29 de março de 2012

Duas ausências

Entre 1964 e 1985, milhares de brasileiros lutaram contra a ditadura militar que infelicitou o País. Cada qual a seu modo. Houve quem lutasse armado e morresse nessa luta. Mas ouso dizer que os mais bem humorados e inteligentes usaram o humor, o deboche, para dar vazão à sua ira e à ira de milhões. Dois deles, os também humoristas - além de muitas outras coisas - Chico Anysio e Millôr Fernandes morreram num período de tempo inferior a uma semana.
O que mais a ditadura odiava neles era seu brilhantismo. Ditadores sempre detestam a inteligência. Afinal, eles não têm como competir com ela. Chico criou mais de duas centenas de tipos para a TV e o teatro - principalmente - e usou muitos deles para suas críticas mordazes. Sempre inteligentes. Sempre ferinas. Sempre indo até o limite do tolerável para a época. Millôr era uma frasista incomparável, além de praticar várias outras artes com inegável valor. Também ao seu modo, foi ferino, inteligente e tentou não ultrapassar o limite do tolerável para os ditadores e seus séquitos.
O irônico é ver que eles se foram exatamente no ano em que o dia 31 de março, usado há 47 anos para homenagear a "Revolução" de 1964, deixa de fazer parte do calendário brasileiro de datas a serem comemoradas. Não pode mais ser comemorado nem em instalações militares, onde foi usado durante quase cinco décadas para lembrar o estupro da democracia brasileira. Com todas as suas consequências danosas. Todas as humilhações e mortes que provocou.

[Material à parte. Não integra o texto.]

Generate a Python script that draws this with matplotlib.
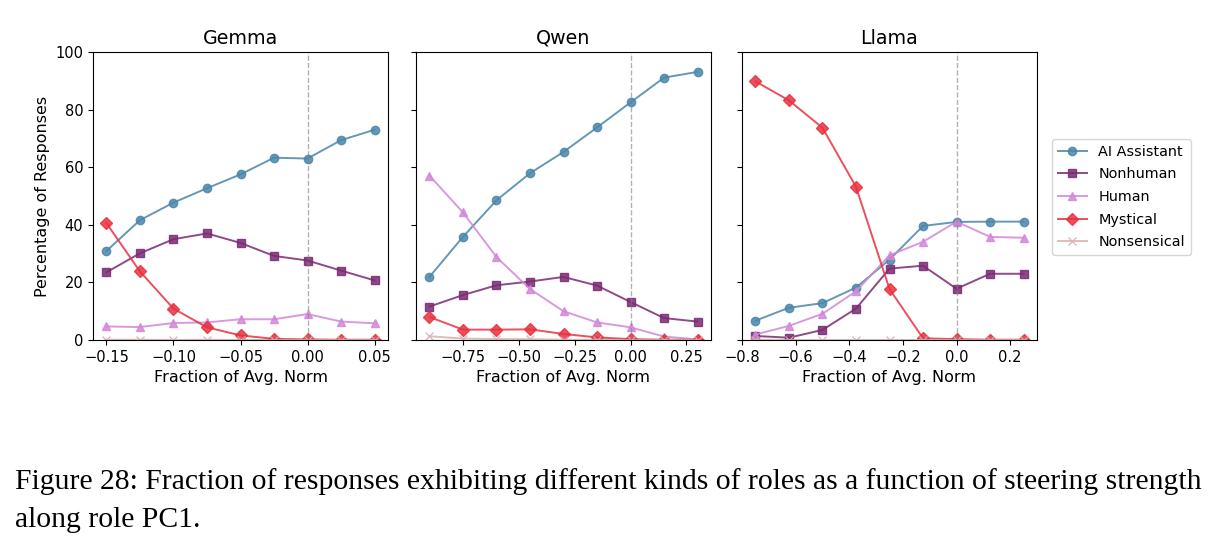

Chico e Millôr se foram para serem sempre lembrados de forma respeitosa. E com sonoras gargalhadas. O tal 31 de março - ou seria 1º de abril? - se vai porque seu lugar é o lixo da história. Aquele canto desprezado onde os homens só olham quando precisam levantar algum dado ou pesquisar até que ponto pode chegar a indignidade humana e a falta de respeito para com os semelhantes.